Как и некоторые другие великие люди, страдавшие психическими расстройствами, Филип Дик ясно осознавал свою болезнь, что позволило ему отныне четко разделять такие понятия, как: 1) сочинение книг о том, что организации вроде Экс-Кэлэй на самом деле являются тайными лабораториями, производящими наркотики, или о том, что Никсон — коммунист; 2) вера в это; 3) вера в то, что это правда. Он считал возможным сочинять подобные произведения, в соответствии с тем, что он — писатель-фантаст, и его профессия состоит в изложении подобных гипотез, но верить в это было бы предосудительным. Дик понял: если он верит во что-то, это не обязательно является правдой, поскольку он не только писатель-фантаст, но и закоренелый параноик, склонный путать реальный мир с миром своих книг.
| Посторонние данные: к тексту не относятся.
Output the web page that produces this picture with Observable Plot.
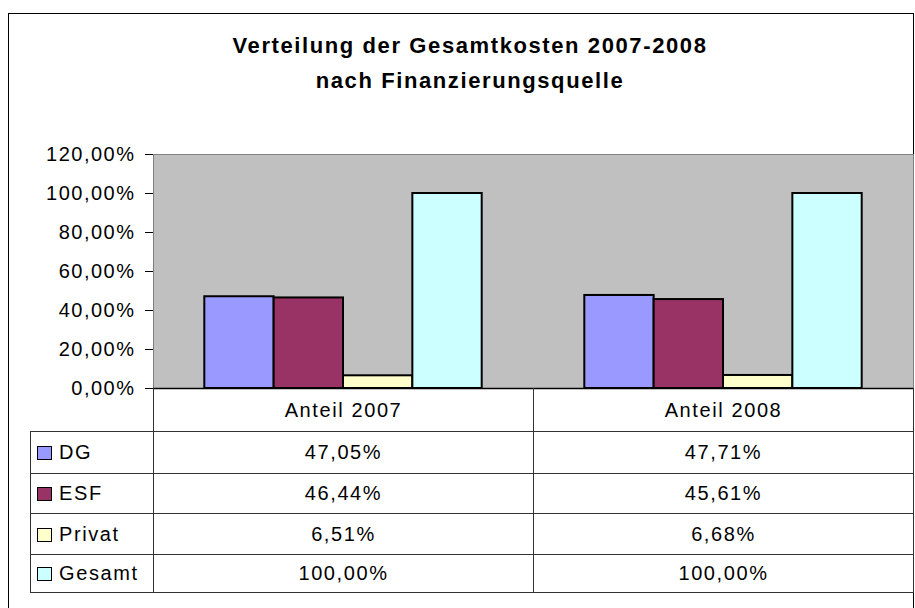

Филип весьма гордился ясностью своего сознания и был полон решимости ее придерживаться, но это не мешало ему, как и каждому человеку, избавившемуся от какого-либо порока, считать, что мир без него был бы мрачным.
В последней главе «Дон-Кихота» герой предстает вылечившимся от своего безумия и умирающим вследствие этого выздоровления. Во время агонии он произносит речи одновременно разумные и волнующие, в которых прославляет здравомыслие Санчо Пансы и проклинает рыцарские романы. Это одна из самых грустных глав в мировой литературе.
К концу 1973 года жизнь Дика в Фуллертоне напоминала заключительную главу «Дон-Кихота». Он не умирал. Он нашел новую жену, которая подарила ему сына по имени Кристофер. У него появились новые друзья. Он вновь начал писать книги. Текущие события, казалось, подтверждали все его предчувствия. Стали появляться первые признаки литературного признания. Но Филип Дик перестал принимать ветряные мельницы за вооруженных рыцарей, и в те моменты, когда он позволял себе двигаться в этом направлении, он знал, что ошибается. Он считал себя Дон-Кихотом разума, чьи не менее выдающиеся приключения закончились, мораль истории выведена. Он достиг последней главы и без спешки и драматизации, наслаждаясь маленькими радостями инвалида, ожидал слова «конец».